Но тут он вдруг обернулся — совсем другое лицо, глаза в прищурке (как они любят все подражать Ленину!), обернулся, явно ища Дана, глянул собранно, хватко, уже не прежний женевский юноша, а зрелый муж вперился — Загорский, секретарь Московского Комитета.
Но Дана он уже не увидел. Не станет Дан застывать солдатиком, каменеть статуей перед чужим трауром. Легким движением, незаметно Дан чуть подался влево за спину седого господина и слегка присел, сморкаясь в платок. «Не надо себе портить тризну, милый Володя, ответственностью и бдительностью».
Поверх платка, из-за уха соседа он ясно увидел, как малый в коже — бочком из строя и в толпу. Дан почувствовал, как по-боевому застучала кровь в висках. Они меня помнят! Нет лучшего лечения, чем страх врага.
Потянулся жидкий хвост процессии, нестройный, уже без знамен и повязок, забегали мальчишки, толпа стала расходиться, низы домов посветлели.
«Страх не страх, много на себя берешь, но озабоченность явная — послал по следу», — отметил Дан, зыркая поблизости, ловя малого в черной коже.
На углу переулка под окном бывшей кофейни стояла старушка в бархатной, вытертой на плечах кацавейке с мехом и мелко крестилась.

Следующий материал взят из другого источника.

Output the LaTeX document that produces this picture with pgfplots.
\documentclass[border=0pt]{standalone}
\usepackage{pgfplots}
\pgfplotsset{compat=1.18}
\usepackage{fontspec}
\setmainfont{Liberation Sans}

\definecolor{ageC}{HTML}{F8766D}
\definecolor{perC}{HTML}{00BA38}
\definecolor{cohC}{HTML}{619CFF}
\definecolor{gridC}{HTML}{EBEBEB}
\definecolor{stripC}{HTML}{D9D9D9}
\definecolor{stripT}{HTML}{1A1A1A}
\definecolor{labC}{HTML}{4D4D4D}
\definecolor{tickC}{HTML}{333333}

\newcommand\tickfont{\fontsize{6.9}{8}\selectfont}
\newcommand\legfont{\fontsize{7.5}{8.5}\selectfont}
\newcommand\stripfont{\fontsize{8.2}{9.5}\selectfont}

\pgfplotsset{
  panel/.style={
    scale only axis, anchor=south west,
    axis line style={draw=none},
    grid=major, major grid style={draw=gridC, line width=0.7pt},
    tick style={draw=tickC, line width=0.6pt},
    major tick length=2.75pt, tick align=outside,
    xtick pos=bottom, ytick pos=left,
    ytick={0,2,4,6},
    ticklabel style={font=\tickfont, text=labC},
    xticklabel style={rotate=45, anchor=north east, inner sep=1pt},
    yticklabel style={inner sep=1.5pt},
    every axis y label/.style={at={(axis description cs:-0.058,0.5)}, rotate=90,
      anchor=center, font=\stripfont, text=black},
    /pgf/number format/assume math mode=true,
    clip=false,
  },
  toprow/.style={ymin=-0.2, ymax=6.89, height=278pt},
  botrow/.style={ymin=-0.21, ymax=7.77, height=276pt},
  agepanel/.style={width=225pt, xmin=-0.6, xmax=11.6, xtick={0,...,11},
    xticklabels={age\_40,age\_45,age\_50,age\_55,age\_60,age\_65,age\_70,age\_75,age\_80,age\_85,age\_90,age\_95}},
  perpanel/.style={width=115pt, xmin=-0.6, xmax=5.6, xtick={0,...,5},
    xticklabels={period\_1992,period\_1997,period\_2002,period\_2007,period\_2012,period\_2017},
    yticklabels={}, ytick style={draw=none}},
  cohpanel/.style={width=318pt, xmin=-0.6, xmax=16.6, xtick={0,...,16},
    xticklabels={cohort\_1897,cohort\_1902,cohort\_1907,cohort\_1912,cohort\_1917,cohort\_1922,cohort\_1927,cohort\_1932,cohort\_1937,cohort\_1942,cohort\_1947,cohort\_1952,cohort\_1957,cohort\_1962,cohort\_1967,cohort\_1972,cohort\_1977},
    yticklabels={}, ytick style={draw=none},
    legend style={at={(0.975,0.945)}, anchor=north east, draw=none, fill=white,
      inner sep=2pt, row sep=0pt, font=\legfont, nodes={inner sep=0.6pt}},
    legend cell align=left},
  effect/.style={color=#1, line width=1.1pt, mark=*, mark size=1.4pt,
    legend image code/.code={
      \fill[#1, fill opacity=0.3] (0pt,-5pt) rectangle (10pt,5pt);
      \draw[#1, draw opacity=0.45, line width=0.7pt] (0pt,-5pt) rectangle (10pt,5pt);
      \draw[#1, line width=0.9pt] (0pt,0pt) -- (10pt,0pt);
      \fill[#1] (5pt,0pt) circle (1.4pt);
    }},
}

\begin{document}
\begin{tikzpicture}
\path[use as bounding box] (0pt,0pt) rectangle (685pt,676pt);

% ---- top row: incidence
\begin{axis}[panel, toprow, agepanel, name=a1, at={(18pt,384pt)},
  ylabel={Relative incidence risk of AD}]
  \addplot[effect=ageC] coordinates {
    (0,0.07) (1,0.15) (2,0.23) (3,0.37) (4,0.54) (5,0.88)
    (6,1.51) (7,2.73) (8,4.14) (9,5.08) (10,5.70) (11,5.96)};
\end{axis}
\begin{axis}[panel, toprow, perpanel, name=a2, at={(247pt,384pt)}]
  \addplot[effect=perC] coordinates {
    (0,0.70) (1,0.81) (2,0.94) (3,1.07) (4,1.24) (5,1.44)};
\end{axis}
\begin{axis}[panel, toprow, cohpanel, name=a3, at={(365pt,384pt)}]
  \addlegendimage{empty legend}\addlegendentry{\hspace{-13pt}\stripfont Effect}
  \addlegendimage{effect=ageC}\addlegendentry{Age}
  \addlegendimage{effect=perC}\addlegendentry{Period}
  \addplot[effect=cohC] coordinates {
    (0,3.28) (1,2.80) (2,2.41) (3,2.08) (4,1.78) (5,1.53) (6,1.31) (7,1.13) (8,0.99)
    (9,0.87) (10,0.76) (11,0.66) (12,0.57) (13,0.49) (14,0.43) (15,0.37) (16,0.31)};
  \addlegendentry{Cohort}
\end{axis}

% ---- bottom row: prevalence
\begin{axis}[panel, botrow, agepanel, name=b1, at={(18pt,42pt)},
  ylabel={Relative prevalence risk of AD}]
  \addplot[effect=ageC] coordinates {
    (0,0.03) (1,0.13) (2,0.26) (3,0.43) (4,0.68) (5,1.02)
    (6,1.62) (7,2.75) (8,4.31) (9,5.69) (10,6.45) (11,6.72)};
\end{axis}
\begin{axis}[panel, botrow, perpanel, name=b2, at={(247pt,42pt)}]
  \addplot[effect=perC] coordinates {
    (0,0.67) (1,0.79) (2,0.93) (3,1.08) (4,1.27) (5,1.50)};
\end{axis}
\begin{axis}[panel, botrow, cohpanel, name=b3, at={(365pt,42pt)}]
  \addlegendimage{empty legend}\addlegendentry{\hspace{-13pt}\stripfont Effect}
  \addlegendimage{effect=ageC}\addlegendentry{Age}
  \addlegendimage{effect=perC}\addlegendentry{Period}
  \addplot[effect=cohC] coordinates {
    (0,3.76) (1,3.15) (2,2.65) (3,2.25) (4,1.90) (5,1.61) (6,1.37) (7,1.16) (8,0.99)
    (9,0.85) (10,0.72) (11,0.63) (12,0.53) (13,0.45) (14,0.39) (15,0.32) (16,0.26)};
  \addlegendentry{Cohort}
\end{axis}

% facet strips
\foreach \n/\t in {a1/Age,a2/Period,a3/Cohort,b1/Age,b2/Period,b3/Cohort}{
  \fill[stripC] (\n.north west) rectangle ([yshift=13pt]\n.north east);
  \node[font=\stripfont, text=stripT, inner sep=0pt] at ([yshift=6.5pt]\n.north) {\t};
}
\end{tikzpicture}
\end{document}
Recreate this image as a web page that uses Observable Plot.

— Царство ему небесное, царство ему небесное, — выговаривала она отчетливо и громко, будто с кем-то спорила.
— Боженька, кого любит, к себе берет, — отчеканил каждое слово Дан, слегка к пей наклонясь. — Не убивайся, милая.
Как будто знала его сто лет, он детям ее помог и внукам, накормил всех, одел, обул.
Старуха, крестясь, задержала руку па пол пути, дернулась на голос Дана, лицо ее из постного стало злым:
— А такой, как ты, ни богу, ни сатане.
Свобода слова!
Малый в коже пропал с толпой, видно, утерял след. «Да хватай любого, паря, не ошибешься».
Дан свернул мимо кофейни в проулок, оглянулся — пусто, нырнул во двор. В руках у него оказалась шапка. Откуда? Чья? Его шапка, серый треух из кролика. Он не помнил, когда снял ее, и вид этой шайки в руке, ощущение волос, вздыбленных от холода, привели его в раздражение. Он напялил треух, голове стало теплей, поднял воротник. В чем дело? Когда это он позволил себе распустить сопли?